"Culture eats strategy for breakfast." Peter Drucker
While there is some controversy over whether culture eats strategy for breakfast or saves it for lunch, there can be no debate that, in today's business landscape, culture is a key organizational asset... or a terminal liability. As Shawn Parr writes in Fast Company, "Culture is the environment in which your strategy and your brand thrives or dies a slow death." Which will it be? That's up to you.
Why Culture Matters
Leadership expert Jim Vaughan writes, "True competitive advantage is more difficult to achieve and sustain than ever before. Technological breakthroughs are hard to come by, and when they do occur, they are quickly reverse-engineered and copied by competition."
The true advantage is culture. It is inimitable, unique. And critical.
Why is it so important? According to Josh Bersin, principal and founder of Bersin by Deloitte, "...employees have more bargaining power than ever before. Thanks to social websites like LinkedIn, Glassdoor, and Indeed, a company's employment brand is now public information so if you're not a great place to work, people find out fast. This shifts power into the hands of job-seekers." And into the hands of current employees, whose options extend outside your doors.
How do you ensure that your organization is a "great place to work"?
Start By Empowering Your People
Culture doesn't come about by decree; it takes intensive and consistent effort, and it takes the buy-in of people at all levels. Vaughan writes, "Everyone must own culture for a culture to be resilient and viable. Every employee should embody your corporate values and be passionate about maintaining the culture."
Vaughan's framework for building a strong, cohesive culture rests on ability to engage and empower people. To do so:
- Involve them in a shared vision. People need to know that they have purpose and that they can make a difference. More employees, particularly Millennials, want an "impact" job. They don't just want to clock their time and pick up a paycheck. Leverage their desire into profound results and "provide focus and balance in the pursuit of" the vision.
- Inspire people to be good team players. Thirty-eight percent of US employees feel as though there is not enough collaboration in the workplace. Research by Cornerstone on Demand finds that workers want positive recognition for sharing input, encouragement from senior staff, and the ability to easily share input with different departments. Give it to them.
- Share information freely. This way, everyone has the information necessary for sound decisions. Be open, honest, and encourage others to behave the same way. Promote inclusive communication, and reward diverse opinions and constructive disagreement. Netflix, for instance, promotes an environment that values "diversity of thought, culture, background, and perspective." Their results speak for themselves.
- Believe in the fundamental equality of your people. They're not "subordinates." Your employees are assets, and they're vital in helping your organization reach its goals. Treat everyone with respect and dignity.
- Lead leaders. Instead of creating followers, grow leaders. Produce the conditions in which others can be successful as they pursue the shared vision. When possible, align personal and organizational goals to engage people.

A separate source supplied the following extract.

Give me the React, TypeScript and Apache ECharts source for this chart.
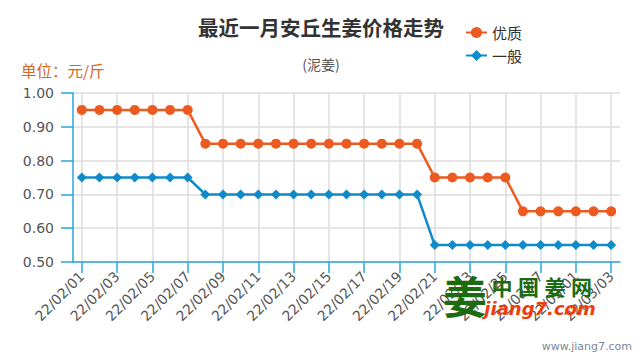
import React, { useEffect, useRef } from "react";
import * as echarts from "echarts";

const dates = [
  "22/02/01", "22/02/02", "22/02/03", "22/02/04", "22/02/05", "22/02/06", "22/02/07",
  "22/02/08", "22/02/09", "22/02/10", "22/02/11", "22/02/12", "22/02/13", "22/02/14",
  "22/02/15", "22/02/16", "22/02/17", "22/02/18", "22/02/19", "22/02/20", "22/02/21",
  "22/02/22", "22/02/23", "22/02/24", "22/02/25", "22/02/26", "22/02/27", "22/02/28",
  "22/03/01", "22/03/02", "22/03/03",
];
const premium = [
  0.95, 0.95, 0.95, 0.95, 0.95, 0.95, 0.95,
  0.85, 0.85, 0.85, 0.85, 0.85, 0.85, 0.85, 0.85, 0.85, 0.85, 0.85, 0.85, 0.85,
  0.75, 0.75, 0.75, 0.75, 0.75,
  0.65, 0.65, 0.65, 0.65, 0.65, 0.65,
];
const normal = [
  0.75, 0.75, 0.75, 0.75, 0.75, 0.75, 0.75,
  0.7, 0.7, 0.7, 0.7, 0.7, 0.7, 0.7, 0.7, 0.7, 0.7, 0.7, 0.7, 0.7,
  0.55, 0.55, 0.55, 0.55, 0.55, 0.55, 0.55, 0.55, 0.55, 0.55, 0.55,
];
const seriesNames = ["优质", "一般"];
const titleText = "最近一月安丘生姜价格走势";
const subtitleText = "(泥姜)";
const unitText = "单位：元/斤";
const brandChars = ["中", "国", "姜", "网"];

const CJK = '"Noto Sans CJK SC", "Open Sans", sans-serif';
const NUM = '"DejaVu Sans", "Noto Sans", sans-serif';
const AXIS_BLUE = "#2aa6de";
const GREEN = "#1d6b10";

export default function App() {
  const ref = useRef<HTMLDivElement>(null);
  useEffect(() => {
    const chart = echarts.init(ref.current!, null, { renderer: "svg" });
    const brand = brandChars.map((c, i) => ({
      type: "text",
      x: 502 + i * 26.5,
      y: 286,
      z: 100,
      style: { text: c, x: 0, y: 0, align: "center", verticalAlign: "middle", fontFamily: CJK, fontSize: 21, fontWeight: "bold", fill: GREEN },
    }));
    chart.setOption({
      animation: false,
      backgroundColor: "#ffffff",
      legend: {
        orient: "vertical",
        left: 460,
        top: 20,
        itemGap: 8,
        itemWidth: 21,
        itemHeight: 14,
        data: seriesNames,
        textStyle: { fontFamily: CJK, fontSize: 15, color: "#333333" },
      },
      grid: { left: 73, right: 20, top: 93, bottom: 98 },
      xAxis: {
        type: "category",
        data: dates,
        boundaryGap: true,
        axisLine: { lineStyle: { color: AXIS_BLUE, width: 1.5 } },
        axisTick: { show: true, alignWithLabel: true, interval: 1, length: 11, lineStyle: { color: AXIS_BLUE, width: 1.5 } },
        axisLabel: { interval: 1, rotate: 45, fontFamily: NUM, fontSize: 14, color: "#555555", margin: 12 },
        splitLine: { show: true, interval: 1, alignWithLabel: true, lineStyle: { color: "#dddddd", width: 1.5 } },
      },
      yAxis: {
        type: "value",
        min: 0.5,
        max: 1.0,
        interval: 0.1,
        axisLine: { show: true, lineStyle: { color: AXIS_BLUE, width: 1.5 } },
        axisTick: { show: true, length: 12, lineStyle: { color: AXIS_BLUE, width: 1.5 } },
        axisLabel: { formatter: (v: number) => v.toFixed(2), fontFamily: NUM, fontSize: 14, color: "#555555", margin: 19 },
        splitLine: { show: true, lineStyle: { color: "#dddddd", width: 1.5 } },
      },
      series: [
        {
          name: seriesNames[0],
          type: "line",
          data: premium,
          symbol: "circle",
          symbolSize: 10,
          itemStyle: { color: "#ec5a1f" },
          lineStyle: { color: "#ec5a1f", width: 2.5 },
        },
        {
          name: seriesNames[1],
          type: "line",
          data: normal,
          symbol: "diamond",
          symbolSize: 10,
          itemStyle: { color: "#0f8bc9" },
          lineStyle: { color: "#0f8bc9", width: 2.5 },
        },
      ],
      graphic: [
        {
          type: "text",
          x: 321,
          y: 27,
          style: { text: titleText, x: 0, y: 0, align: "center", verticalAlign: "middle", fontFamily: CJK, fontSize: 20.5, fontWeight: "bold", fill: "#333333" },
        },
        {
          type: "text",
          x: 321,
          y: 64,
          style: { text: subtitleText, x: 0, y: 0, align: "center", verticalAlign: "middle", fontFamily: CJK, fontSize: 14, fill: "#555555" },
        },
        {
          type: "text",
          x: 21,
          y: 70,
          style: { text: unitText, x: 0, y: 0, verticalAlign: "middle", fontFamily: CJK, fontSize: 15.5, fill: "#d2691e" },
        },
        {
          type: "text",
          x: 465,
          y: 295,
          z: 100,
          style: { text: "姜", x: 0, y: 0, align: "center", verticalAlign: "middle", fontFamily: CJK, fontSize: 44, fontWeight: "bold", fill: GREEN },
        },
        ...brand,
        {
          type: "text",
          x: 540,
          y: 308,
          z: 100,
          style: { text: "jiang7.com", x: 0, y: 0, align: "center", verticalAlign: "middle", fontFamily: '"DejaVu Sans", sans-serif', fontSize: 18, fontWeight: "bold", fontStyle: "italic", fill: "#f03c0c" },
        },
        {
          type: "text",
          x: 632,
          y: 346,
          z: 100,
          style: { text: "www.jiang7.com", x: 0, y: 0, align: "right", verticalAlign: "middle", fontFamily: NUM, fontSize: 11, fill: "#7a869a" },
        },
      ],
    });
    return () => chart.dispose();
  }, []);
  return <div ref={ref} style={{ width: 640, height: 360, position: "absolute", left: 0, top: 0 }} />;
}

- Foster a learning environment. To maintain a competitive edge, organizations need to improve continually. Model appropriate risk-taking, encourage a "learn from mistakes" mentality, embrace creativity and curiosity. Promote the idea that employees (including you!) can fail without being a failure.
- Align values and actions. The best way to do this is to model the behavior you want to see.
Howard Schultz, CEO of Starbucks, once said, "People want guidance, not rhetoric. They need to know what the plan of action is and how it will be implemented. They want to be given responsibility to help solve the problem and the authority to act on it."
When you empower them, you make this possible - and make other key leadership tasks involved in creating a strong, viable culture that much easier.
Key Leadership Tasks
What steps do you need to take when building, and nurturing, your company culture? Vaughan provides an outline:
- Create a vision/purpose. Imagine the desired future state, gather input, and shape it into a concise message.
- Communicate the vision and enlist total commitment. Explain the vision and show people how it makes their lives/work better, easier, more rewarding.
- Create conditions in which everyone can align with the vision and achieve success. Align, as much as possible, individual and organizational goals, provide the right resources and processes, and then let people do their best.
- Help those who don't align find another place to work. Respectfully help people who do not fit (not those who voice dissenting opinions, but those who don't embrace the vision) find other employment opportunities.
- "Muscle-build" the organization. Bring in new talent; strengthen the skills of employees; move people into "stretch" assignments.
- Make continual improvement a part of "how we do things around here." Don't get mired in the past. Encourage people to accept change - and leverage their talent to seize its opportunities.
- Build cooperative mindsets. Share information, and reward people cooperation.
- Tend to the culture and core values. Live, breathe, and model honesty, integrity, equality, equity, quality, and service.
Without a compelling culture, disengagement and lack of talent will eat your company for breakfast. Create a competitive advantage that your rivals cannot reverse-engineer and copy, and which ensures your brand thrives.